Reeves will perform it live at the Ellie Caulkins Opera House but plans to allow herself the freedom to feel the moment. She envisions an authentic moment where the singer, musicians and dancers improvise based on each other’s energy. It’s jazz meets contemporary dance.

Robinson originally thought she would cast only women in the work; the main movement is set for 10 female dancers who execute a set of coordinated steps that also allow for plenty of individual expression. But, she said, during studio rehearsals the male dancers in her company wanted in on the energy they were seeing, so she added in other, smaller roles for the men.

Provided by Cleo Parker Robinson Dance
Dianne Reeves will be performing with Cleo Parker Robinson Dance.

The process of putting together the entire Fall Concert program was organic, Robinson said, but it was never easy, especially “The Four Journeys” because it required cross-border cooperation between artists during the pandemic.

At one point she faced the question of whether company members needed to be vaccinated against the coronavirus to participate. It was difficult, she said, to weigh the varying wishes of individual dancers against concerns for the greater good.

In the end, she asked them to get the shots. But she still expresses doubts about the decision.

“All I know is that this is what I think is the right thing to do. We want to work and we want to work together,” she said. “And so if this is what we have to do, then we’re going to have to do it.

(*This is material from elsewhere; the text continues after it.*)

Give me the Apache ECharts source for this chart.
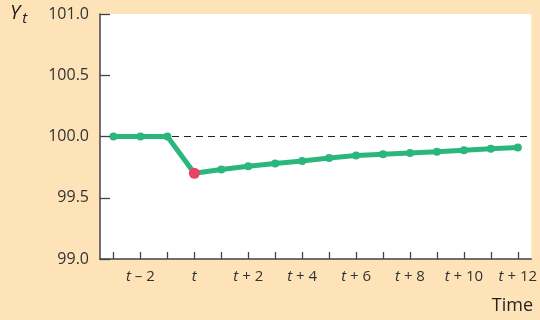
<!DOCTYPE html>
<html>
<head>
<meta charset="utf-8">
<script src="https://cdn.jsdelivr.net/npm/echarts@6/dist/echarts.min.js"></script>
<style>
  html, body { margin: 0; padding: 0; background: #fee3b8; }
  #chart { width: 540px; height: 320px; }
</style>
</head>
<body>
<div id="chart"></div>
<script>
// periods t-3 .. t+12
const periods = ['t−3', 't−2', 't−1', 't', 't+1', 't+2', 't+3', 't+4', 't+5', 't+6', 't+7', 't+8', 't+9', 't+10', 't+11', 't+12'];
const periodLabels = ['', '{i|t} – 2', '', '{i|t}', '', '{i|t} + 2', '', '{i|t} + 4', '', '{i|t} + 6', '', '{i|t} + 8', '', '{i|t} + 10', '', '{i|t} + 12'];
const output = [100, 100, 100, 99.70, 99.73, 99.757, 99.78, 99.80, 99.825, 99.844, 99.855, 99.866, 99.875, 99.888, 99.90, 99.91];
const shockIndex = 3;
const baseline = 100;

const labelFont = '"Open Sans", "Noto Sans", sans-serif';
const green = '#2bb77b';
const red = '#ea4262';

const chart = echarts.init(document.getElementById('chart'));

const pointData = output.map(function (v, i) {
    if (i === shockIndex) {
        return { value: v, itemStyle: { color: red }, symbolSize: 11 };
    }
    return v;
});

chart.setOption({
    backgroundColor: '#fee3b8',
    animation: false,
    grid: {
        left: 100, top: 14, right: 7, bottom: 61,
        show: true, backgroundColor: '#ffffff', borderWidth: 0, z: 0
    },
    xAxis: {
        type: 'category',
        data: periods,
        boundaryGap: true,
        z: 5,
        axisLine: { lineStyle: { color: '#444', width: 1.5 } },
        axisTick: { show: true, inside: true, length: 7, alignWithLabel: true, interval: 0, lineStyle: { color: '#444', width: 1.3 } },
        axisLabel: {
            interval: 0,
            margin: 10,
            color: '#333',
            fontFamily: labelFont,
            fontSize: 15,
            formatter: function (val, idx) { return periodLabels[idx]; },
            rich: { i: { fontStyle: 'italic', fontFamily: labelFont, fontSize: 15, color: '#333' } }
        },
        splitLine: { show: false }
    },
    yAxis: {
        type: 'value',
        min: 99,
        max: 101,
        interval: 0.5,
        z: 5,
        axisLine: { show: true, lineStyle: { color: '#444', width: 1.5 } },
        axisTick: { show: true, inside: true, length: 10, lineStyle: { color: '#444', width: 1.3 } },
        axisLabel: {
            margin: 11,
            color: '#333',
            fontFamily: labelFont,
            fontSize: 16,
            formatter: function (v) { return v.toFixed(1); }
        },
        splitLine: { show: false }
    },
    series: [{
        type: 'line',
        data: pointData,
        symbol: 'circle',
        symbolSize: 8,
        showAllSymbol: true,
        lineStyle: { color: green, width: 5 },
        itemStyle: { color: green },
        z: 3,
        markLine: {
            silent: true,
            symbol: 'none',
            label: { show: false },
            lineStyle: { color: '#222', type: [7, 5], width: 1.2 },
            data: [{ yAxis: baseline }],
            z: 2
        }
    }],
    graphic: [
        {
            type: 'text', left: 10, top: 3,
            style: {
                text: '{y|Y}{s|t}',
                rich: {
                    y: { fontStyle: 'italic', fontFamily: labelFont, fontSize: 20, fill: '#222' },
                    s: { fontStyle: 'italic', fontFamily: labelFont, fontSize: 15, fill: '#222', padding: [12, 0, 0, 2] }
                }
            }
        },
        {
            type: 'text', right: 7, top: 297,
            style: { text: 'Time', fontFamily: labelFont, fontSize: 18, fill: '#222' }
        }
    ]
});
</script>
</body>
</html>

We’re going to have to walk in faith together.”

Both Reeves and Robinson are still shaping “Freedom Dance,” which will get fine-tuned in tech rehearsals this week.

For Reeves, it is the natural next step for a piece of art that is near and dear and continues to evolve. “I always had this vision of having someone choreograph the song,” she said, and next weekend’s performances will make that real.

Robinson predicts a long life for the work and hopes to take it on tour, using the recorded version of Reeves’ vocals at future venues. Its themes of personal freedom, and of sisterhood, will resonate long after the trials of creating the work during a global health crisis fade. They speak to the moment, but they speak beyond it as well.

“How do we really just look at another woman and just thank her for being all of who she is?“ Robinson said.